One of my concerns right now though is network access related stuff. Seems like the smart way (from an eng arch perspective) is to have an API for providing access to data and for talking to agents.
but that unlocks "network access" stuff in App Sandbox - which... idk I feel many folks would feel better with a "absolutely no network access" approach.
Maybe there could be 2 builds? One with network access entitlements and one without?
@jasonjmcghee @vkehfdl1 I think a "no network connection" policy is very cool. We could use triggers as mentioned in #14 for this. Maybe it would be OK for now to just call a user-provided script which gets the path to the SQLite DB as argument? The DB tables would be the API, then ...
@jasonjmcghee
Did you try writing a custom prompt for the use-case?
I will try your great prompt! Plus, I will try some experiments for improving answer quality.
First, it will be good we use hybrid retrieval, which means use vector DB and BM25 together. I think it might be common to search specific word for searching. Like human's name?
Second, I want to delete duplicated texts. rem
captures screen often, so it has duplicated texts many times. So it needs to compress information somehow. I plan to try various strategies for this.
Third, use custom prompt.
Fourth, use multi-modal model. Maybe it will take some time to build....
@seletz It will be cool! I agree rem
will be great to keep "no network connection" as default, and user can always access their data easily with hooks or trigger. It looks fastest way to build RAG with rem
from now.
However, in the future, it will be cool that rem
have their own RAG pipeline, totally local, use local embedding and LLM.
@jasonjmcghee
I try your custom prompt at here and the result is actually promising.

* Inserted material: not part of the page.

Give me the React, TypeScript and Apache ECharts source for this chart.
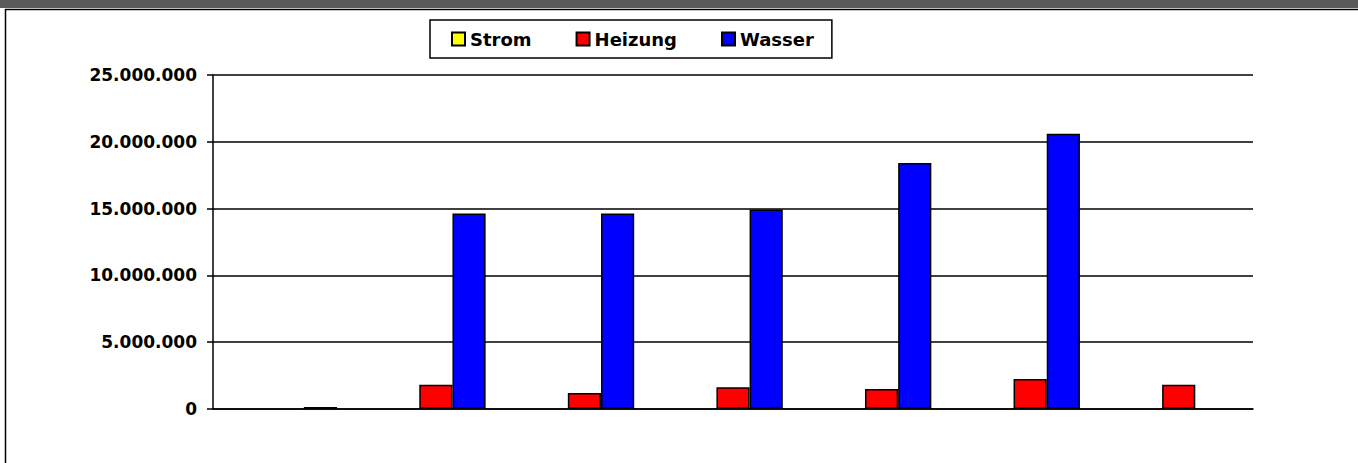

There are some examples I tried. (I record rem
issue and repo pages)
Question : Where rem should index all data?
Answer : Rem should index all data in the "allText_content" table in the "main" database.
Question : What is the rem approach for building embedding search and RAG?
Answer : The rem approach for building embedding search and RAG involves indexing all text via an embedding store and using a SQLite extension like sqlite-vss.
But, I tried this like 2 minutes recording only. I'm recording few hours for real use-cases.
Update. Now, ingest document without duplicated ones. I used token f1 score to calculate similarity. And, I use hybrid retrieval and WeightedTimeReranker for latest information. This is my PR here. Try it!
However, raw passage (OCR result) is pretty unprocessed, so LLM can't recognize and extract information easily.
It can be real challenge for high-quality embedding search and QA with rem
.
There is no silver bullet from now. Hope OCR quality will increase or use multi-modal models. Some models that truly understand GUI.
I think this looks super promising:
rem should index all text via embedding store.
We could use something like https://github.com/asg017/sqlite-vss
If we go this route we should fork / open a PR to add the extension https://github.com/stephencelis/SQLite.swift/tree/3d25271a74098d30f3936d84ec1004d6b785d6cd/Sources/SQLite/Extensions
This way we can search without needing verbatim matches.
We'll need to see what the RAM footprint and insertion time is.
More out of the box solutions appear to be available now:
https://github.com/ashvardanian/SwiftSemanticSearch
We'd need to see how long insertion / index updates take, but seems super promising.